I've decided that once I get an idea for a blog post, I should just type it up and push it out like I'm aggressive mom-to-be past the due date and I just want it all to be over (angry comments soon?).

Rule: If you are writing something - anything - online and you want it to be useful, one of the most basic things you can do is include the date. Yes, there was an article without a date and it annoyed me so much that I had to write a rule about it. There was also the time when I got excited about a band coming into my town... two years ago. Well that would be awesome if I had a frickin' TARDIS, but I DON'T! (ooh, watch my page hits increase now)

See here's the deal: you are on the internet. Ideas are flying around all the time. There are all sorts of cross-references. New technology/software comes out. Things are moving so fast, that yes, something you posted two months ago could become mildly irrelevant (or really irrelevant). I'm sorry if that scares you; that's what it means to be on the internet. But guess what! What's helpful to your readership (and folks using search engines) is a DATE! If I look up the top 10 iPhone photo applications, I want to know they're the top 10 RIGHT NOW. Not the top 10 applications that are now seen as feature-poor, sad pandas.

You think you can hide the irrelevance by hiding the date? Nope. What if somebody wants to give a "history of iPhone photo applications?" Your easily-searched site without a date could easily have been a good reference point, but nope, no date, so you've eliminated THAT use for your page too.

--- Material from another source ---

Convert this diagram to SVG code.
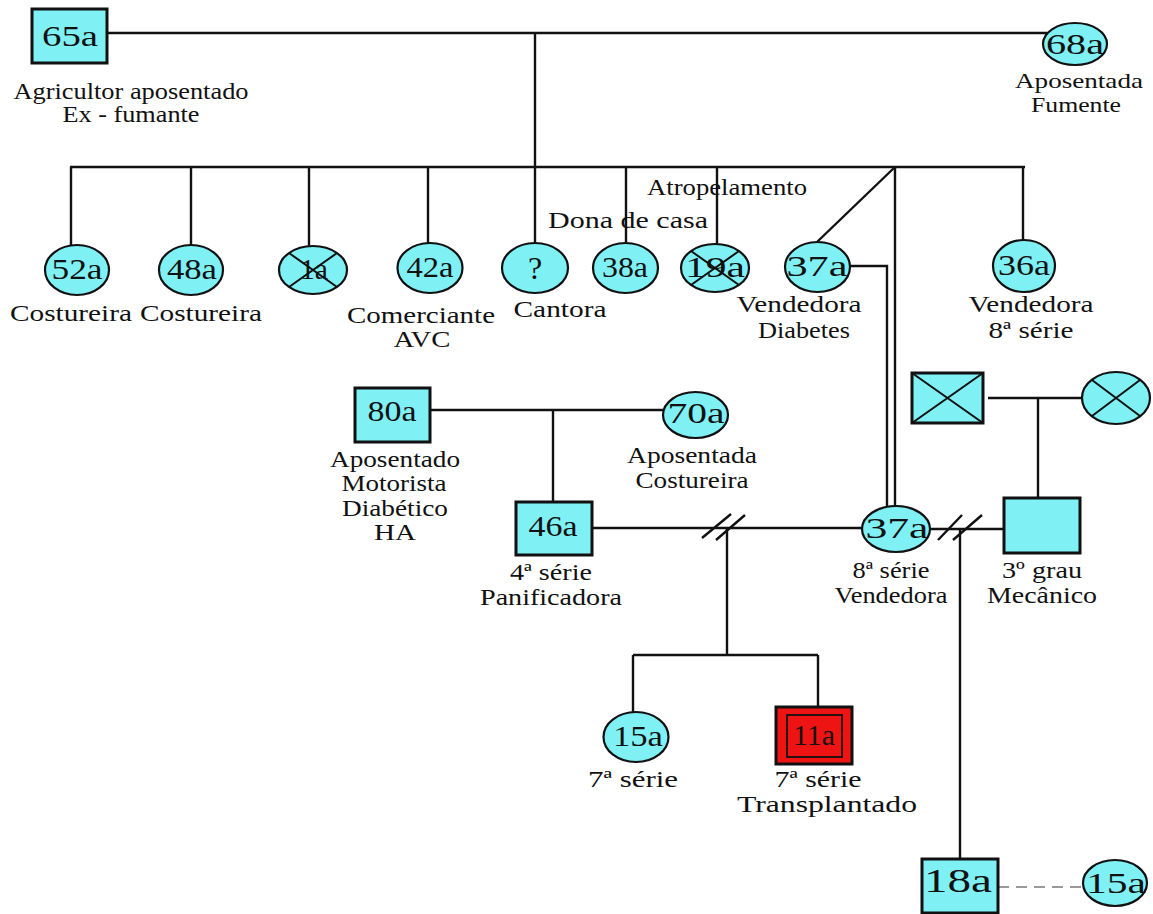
<svg xmlns="http://www.w3.org/2000/svg" width="1153" height="914" viewBox="0 0 1153 914">
<style>
.bg{fill:#ffffff}
.f{fill:#7ff0f4;stroke:#111;stroke-width:2.2}
.r{fill:#7ff0f4;stroke:#111;stroke-width:3}
.red{fill:#ee1414;stroke:#111;stroke-width:3}
.redin{fill:#ee1414;stroke:#111;stroke-width:1.8}
.x{stroke:#111;stroke-width:2;fill:none}
.c{stroke:#111;stroke-width:2.4;fill:none}
.d{stroke:#999;stroke-width:2;fill:none;stroke-dasharray:11 7}
text{font-family:"Liberation Serif", Tinos, "Times New Roman", serif;fill:#111;text-anchor:middle}
.n{font-size:30px}
.l{font-size:23px}
</style>
<rect class="bg" x="0" y="0" width="1153" height="914"/>
<g id="connectors">
<path class="c" d="M107,33 H1047"/>
<path class="c" d="M535,33 V167"/>
<path class="c" d="M70,167 H1025"/>
<path class="c" d="M71,167 V246 M191,167 V245 M309,167 V247 M428,167 V243 M535,167 V243 M626,167 V243 M717,167 V244 M1023,167 V240"/>
<path class="c" d="M895,167 L817,242"/>
<path class="c" d="M895,167 V507"/>
<path class="c" d="M850,266 H887 V507"/>
<path class="c" d="M430,410 H663"/>
<path class="c" d="M553,410 V502"/>
<path class="c" d="M592,528 H862"/>
<path class="c" d="M702,538 L731,514 M716,540 L745,515"/>
<path class="c" d="M727,528 V655"/>
<path class="c" d="M633,655 H818 M633,655 V712 M818,655 V707"/>
<path class="c" d="M988,398 H1082"/>
<path class="c" d="M1038,398 V498"/>
<path class="c" d="M930,529 H1004"/>
<path class="c" d="M938,540 L962,515 M953,540 L982,515"/>
<path class="c" d="M960,529 V859"/>
<path class="d" d="M998,887 H1083"/>
</g>
<g id="n65a"><rect class="r" x="32" y="9" width="75" height="54"/><text class="n" x="70" y="46" textLength="56" lengthAdjust="spacingAndGlyphs">65a</text>
<text class="l" x="131" y="99" textLength="235" lengthAdjust="spacingAndGlyphs">Agricultor aposentado</text>
<text class="l" x="131" y="122" textLength="137" lengthAdjust="spacingAndGlyphs">Ex - fumante</text></g>
<g id="n68a"><ellipse class="f" cx="1075" cy="44" rx="32" ry="21"/><text class="n" x="1075" y="54" textLength="58" lengthAdjust="spacingAndGlyphs">68a</text>
<text class="l" x="1079" y="88" style="font-size:22px" textLength="128" lengthAdjust="spacingAndGlyphs">Aposentada</text>
<text class="l" x="1076" y="112" style="font-size:22px" textLength="90" lengthAdjust="spacingAndGlyphs">Fumente</text></g>
<g id="n52a"><ellipse class="f" cx="77" cy="270" rx="32" ry="25"/><text class="n" x="77" y="279" textLength="51" lengthAdjust="spacingAndGlyphs">52a</text>
<text class="l" x="71" y="321" textLength="122" lengthAdjust="spacingAndGlyphs">Costureira</text></g>
<g id="n48a"><ellipse class="f" cx="191" cy="270" rx="32" ry="25"/><text class="n" x="192" y="279" textLength="50" lengthAdjust="spacingAndGlyphs">48a</text>
<text class="l" x="201" y="321" textLength="122" lengthAdjust="spacingAndGlyphs">Costureira</text></g>
<g id="n1a"><ellipse class="f" cx="313" cy="270" rx="34" ry="24"/><text class="n" x="314" y="279" textLength="28" lengthAdjust="spacingAndGlyphs">1a</text>
<path class="x" d="M289,253 L337,287 M289,287 L337,253"/></g>
<g id="n42a"><ellipse class="f" cx="430" cy="268" rx="32.5" ry="25"/><text class="n" x="430" y="277" textLength="47" lengthAdjust="spacingAndGlyphs">42a</text>
<text class="l" x="421" y="323" textLength="148" lengthAdjust="spacingAndGlyphs">Comerciante</text>
<text class="l" x="422" y="347" textLength="57" lengthAdjust="spacingAndGlyphs">AVC</text></g>
<g id="nq"><ellipse class="f" cx="535" cy="268" rx="33" ry="25"/><text class="n" x="535" y="279" style="font-size:32px">?</text>
<text class="l" x="560" y="317" textLength="93" lengthAdjust="spacingAndGlyphs">Cantora</text></g>
<g id="n38a"><ellipse class="f" cx="625.5" cy="268" rx="32.5" ry="25"/><text class="n" x="625" y="277" textLength="46" lengthAdjust="spacingAndGlyphs">38a</text>
<text class="l" x="628" y="228" textLength="160" lengthAdjust="spacingAndGlyphs">Dona de casa</text></g>
<g id="n19a"><ellipse class="f" cx="715" cy="268" rx="34" ry="24"/><text class="n" x="715" y="277" textLength="60" lengthAdjust="spacingAndGlyphs">19a</text>
<path class="x" d="M691,251 L739,285 M691,285 L739,251"/>
<text class="l" x="727" y="195" textLength="160" lengthAdjust="spacingAndGlyphs">Atropelamento</text></g>
<g id="n37a_top"><ellipse class="f" cx="817.5" cy="267" rx="32.5" ry="25"/><text class="n" x="817" y="276" textLength="61" lengthAdjust="spacingAndGlyphs">37a</text>
<text class="l" x="799" y="312" textLength="125" lengthAdjust="spacingAndGlyphs">Vendedora</text>
<text class="l" x="804" y="338" textLength="92" lengthAdjust="spacingAndGlyphs">Diabetes</text></g>
<g id="n36a"><ellipse class="f" cx="1024" cy="266" rx="31" ry="26"/><text class="n" x="1024" y="275" textLength="52" lengthAdjust="spacingAndGlyphs">36a</text>
<text class="l" x="1031" y="312" textLength="125" lengthAdjust="spacingAndGlyphs">Vendedora</text>
<text class="l" x="1031" y="338" textLength="85" lengthAdjust="spacingAndGlyphs">8ª série</text></g>
<g id="n80a"><rect class="r" x="355" y="388" width="75" height="54"/><text class="n" x="392" y="421" textLength="49" lengthAdjust="spacingAndGlyphs">80a</text>
<text class="l" x="395" y="467" textLength="130" lengthAdjust="spacingAndGlyphs">Aposentado</text>
<text class="l" x="394" y="491" textLength="105" lengthAdjust="spacingAndGlyphs">Motorista</text>
<text class="l" x="395" y="516" textLength="106" lengthAdjust="spacingAndGlyphs">Diabético</text>
<text class="l" x="395" y="540" textLength="42" lengthAdjust="spacingAndGlyphs">HA</text></g>
<g id="n70a"><ellipse class="f" cx="695.5" cy="415" rx="32.5" ry="23"/><text class="n" x="696" y="423" textLength="57" lengthAdjust="spacingAndGlyphs">70a</text>
<text class="l" x="692" y="463" textLength="130" lengthAdjust="spacingAndGlyphs">Aposentada</text>
<text class="l" x="692" y="488" textLength="113" lengthAdjust="spacingAndGlyphs">Costureira</text></g>
<g id="n46a"><rect class="r" x="516" y="502" width="76" height="53"/><text class="n" x="553" y="536" textLength="49" lengthAdjust="spacingAndGlyphs">46a</text>
<text class="l" x="551" y="580" textLength="82" lengthAdjust="spacingAndGlyphs">4ª série</text>
<text class="l" x="551" y="605" textLength="142" lengthAdjust="spacingAndGlyphs">Panificadora</text></g>
<g id="n37a_low"><ellipse class="f" cx="896" cy="529" rx="34" ry="23"/><text class="n" x="897" y="538" textLength="63" lengthAdjust="spacingAndGlyphs">37a</text>
<text class="l" x="891" y="578" textLength="77" lengthAdjust="spacingAndGlyphs">8ª série</text>
<text class="l" x="891" y="603" textLength="113" lengthAdjust="spacingAndGlyphs">Vendedora</text></g>
<g id="n_dead_m"><rect class="r" x="912" y="373" width="71" height="50"/><path class="x" d="M912,373 L983,423 M912,423 L983,373"/></g>
<g id="n_dead_f"><ellipse class="f" cx="1116" cy="398" rx="34" ry="26"/><path class="x" d="M1092,380 L1140,416 M1092,416 L1140,380"/></g>
<g id="n3grau"><rect class="r" x="1004" y="498" width="76" height="55"/>
<text class="l" x="1042" y="578" textLength="80" lengthAdjust="spacingAndGlyphs">3º grau</text>
<text class="l" x="1042" y="603" textLength="110" lengthAdjust="spacingAndGlyphs">Mecânico</text></g>
<g id="n15a"><ellipse class="f" cx="636" cy="737" rx="32.5" ry="25"/><text class="n" x="638" y="746" textLength="50" lengthAdjust="spacingAndGlyphs">15a</text>
<text class="l" x="633" y="787" textLength="90" lengthAdjust="spacingAndGlyphs">7ª série</text></g>
<g id="n11a"><rect class="red" x="776" y="707" width="76" height="57"/><rect class="redin" x="787" y="715" width="55" height="42"/><text class="n" x="814" y="745" textLength="42" lengthAdjust="spacingAndGlyphs">11a</text>
<text class="l" x="818" y="787" textLength="87" lengthAdjust="spacingAndGlyphs">7ª série</text>
<text class="l" x="827" y="812" textLength="180" lengthAdjust="spacingAndGlyphs">Transplantado</text></g>
<g id="n18a"><rect class="r" x="922" y="859" width="76" height="54"/><text class="n" x="958" y="892" style="font-size:34px" textLength="68" lengthAdjust="spacingAndGlyphs">18a</text></g>
<g id="n15a_r"><ellipse class="f" cx="1115" cy="883" rx="32" ry="23"/><text class="n" x="1116" y="893" textLength="60" lengthAdjust="spacingAndGlyphs">15a</text></g>
</svg>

Please. Please, just include a date with your postings, folks. It doesn't hurt anything, and adds so much value to the reader. Even if they can't appreciate it consciously/immediately, they will once they look for it.

Also in other news, I've had a bout of inspired, productivity/self-improvement fever. In this regard, Ze Frank is still relevant even from 2006 (and just pretty damn amusing):



Psst... this is another example where including the date is good. If you're still relevant years later, it can only be impressive to see the date.